Direction ▸ Leave the pictures out and retype the lines from the beginning through the line with "(l3a) -- (tip);", both ends included.

══ Material ══

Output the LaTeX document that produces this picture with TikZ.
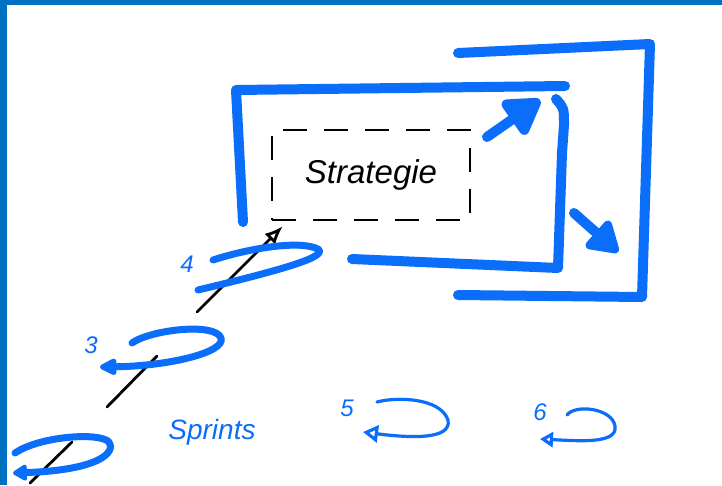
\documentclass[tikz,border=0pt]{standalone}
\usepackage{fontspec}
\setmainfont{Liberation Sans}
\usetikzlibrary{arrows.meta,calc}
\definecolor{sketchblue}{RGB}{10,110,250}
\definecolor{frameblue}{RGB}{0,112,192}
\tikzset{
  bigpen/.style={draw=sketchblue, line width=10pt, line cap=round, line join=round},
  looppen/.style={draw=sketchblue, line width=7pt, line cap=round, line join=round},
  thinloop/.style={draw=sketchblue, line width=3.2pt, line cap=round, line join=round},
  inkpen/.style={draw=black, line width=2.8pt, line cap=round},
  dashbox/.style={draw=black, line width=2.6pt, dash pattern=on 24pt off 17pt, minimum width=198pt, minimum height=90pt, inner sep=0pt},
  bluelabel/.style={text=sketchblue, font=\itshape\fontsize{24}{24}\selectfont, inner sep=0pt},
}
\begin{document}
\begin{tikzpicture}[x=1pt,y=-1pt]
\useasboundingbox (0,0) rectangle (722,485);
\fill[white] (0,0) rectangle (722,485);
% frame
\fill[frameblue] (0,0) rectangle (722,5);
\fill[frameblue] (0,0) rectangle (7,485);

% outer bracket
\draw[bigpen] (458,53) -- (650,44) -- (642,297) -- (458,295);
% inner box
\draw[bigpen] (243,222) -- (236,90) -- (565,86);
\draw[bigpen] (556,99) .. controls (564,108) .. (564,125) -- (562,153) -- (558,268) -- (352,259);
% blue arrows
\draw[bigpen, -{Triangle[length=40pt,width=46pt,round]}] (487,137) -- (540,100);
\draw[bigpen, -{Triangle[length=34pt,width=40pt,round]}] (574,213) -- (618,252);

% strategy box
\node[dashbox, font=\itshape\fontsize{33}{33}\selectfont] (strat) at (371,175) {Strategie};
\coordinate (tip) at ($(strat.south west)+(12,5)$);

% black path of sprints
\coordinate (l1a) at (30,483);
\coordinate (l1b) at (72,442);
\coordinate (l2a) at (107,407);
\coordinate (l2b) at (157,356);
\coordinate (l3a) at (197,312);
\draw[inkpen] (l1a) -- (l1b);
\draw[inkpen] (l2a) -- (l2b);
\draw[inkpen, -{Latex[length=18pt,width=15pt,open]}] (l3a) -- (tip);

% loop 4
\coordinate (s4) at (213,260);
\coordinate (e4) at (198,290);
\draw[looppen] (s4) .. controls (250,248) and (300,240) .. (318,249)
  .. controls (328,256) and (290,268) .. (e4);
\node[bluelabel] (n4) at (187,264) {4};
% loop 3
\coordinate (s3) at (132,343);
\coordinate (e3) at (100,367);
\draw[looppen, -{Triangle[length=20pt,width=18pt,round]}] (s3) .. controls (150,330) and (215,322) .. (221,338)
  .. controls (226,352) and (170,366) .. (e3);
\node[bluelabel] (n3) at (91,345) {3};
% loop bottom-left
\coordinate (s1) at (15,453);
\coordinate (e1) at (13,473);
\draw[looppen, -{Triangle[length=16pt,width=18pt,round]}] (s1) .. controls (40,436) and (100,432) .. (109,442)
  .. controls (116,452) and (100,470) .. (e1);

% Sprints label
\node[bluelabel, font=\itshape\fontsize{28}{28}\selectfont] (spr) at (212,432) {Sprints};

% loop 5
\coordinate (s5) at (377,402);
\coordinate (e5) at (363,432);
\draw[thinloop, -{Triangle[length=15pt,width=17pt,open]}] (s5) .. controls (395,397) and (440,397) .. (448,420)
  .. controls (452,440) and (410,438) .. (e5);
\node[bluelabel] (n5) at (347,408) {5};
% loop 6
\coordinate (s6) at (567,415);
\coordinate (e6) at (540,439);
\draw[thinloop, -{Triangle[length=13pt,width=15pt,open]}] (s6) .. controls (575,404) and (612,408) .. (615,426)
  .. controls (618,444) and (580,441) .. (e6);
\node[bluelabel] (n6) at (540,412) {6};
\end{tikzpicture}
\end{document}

═══

Reply to the exercise ▸
Output the LaTeX document that produces this picture with TikZ.
\documentclass[tikz,border=0pt]{standalone}
\usepackage{fontspec}
\setmainfont{Liberation Sans}
\usetikzlibrary{arrows.meta,calc}
\definecolor{sketchblue}{RGB}{10,110,250}
\definecolor{frameblue}{RGB}{0,112,192}
\tikzset{
  bigpen/.style={draw=sketchblue, line width=10pt, line cap=round, line join=round},
  looppen/.style={draw=sketchblue, line width=7pt, line cap=round, line join=round},
  thinloop/.style={draw=sketchblue, line width=3.2pt, line cap=round, line join=round},
  inkpen/.style={draw=black, line width=2.8pt, line cap=round},
  dashbox/.style={draw=black, line width=2.6pt, dash pattern=on 24pt off 17pt, minimum width=198pt, minimum height=90pt, inner sep=0pt},
  bluelabel/.style={text=sketchblue, font=\itshape\fontsize{24}{24}\selectfont, inner sep=0pt},
}
\begin{document}
\begin{tikzpicture}[x=1pt,y=-1pt]
\useasboundingbox (0,0) rectangle (722,485);
\fill[white] (0,0) rectangle (722,485);
% frame
\fill[frameblue] (0,0) rectangle (722,5);
\fill[frameblue] (0,0) rectangle (7,485);

% outer bracket
\draw[bigpen] (458,53) -- (650,44) -- (642,297) -- (458,295);
% inner box
\draw[bigpen] (243,222) -- (236,90) -- (565,86);
\draw[bigpen] (556,99) .. controls (564,108) .. (564,125) -- (562,153) -- (558,268) -- (352,259);
% blue arrows
\draw[bigpen, -{Triangle[length=40pt,width=46pt,round]}] (487,137) -- (540,100);
\draw[bigpen, -{Triangle[length=34pt,width=40pt,round]}] (574,213) -- (618,252);

% strategy box
\node[dashbox, font=\itshape\fontsize{33}{33}\selectfont] (strat) at (371,175) {Strategie};
\coordinate (tip) at ($(strat.south west)+(12,5)$);

% black path of sprints
\coordinate (l1a) at (30,483);
\coordinate (l1b) at (72,442);
\coordinate (l2a) at (107,407);
\coordinate (l2b) at (157,356);
\coordinate (l3a) at (197,312);
\draw[inkpen] (l1a) -- (l1b);
\draw[inkpen] (l2a) -- (l2b);
\draw[inkpen, -{Latex[length=18pt,width=15pt,open]}] (l3a) -- (tip);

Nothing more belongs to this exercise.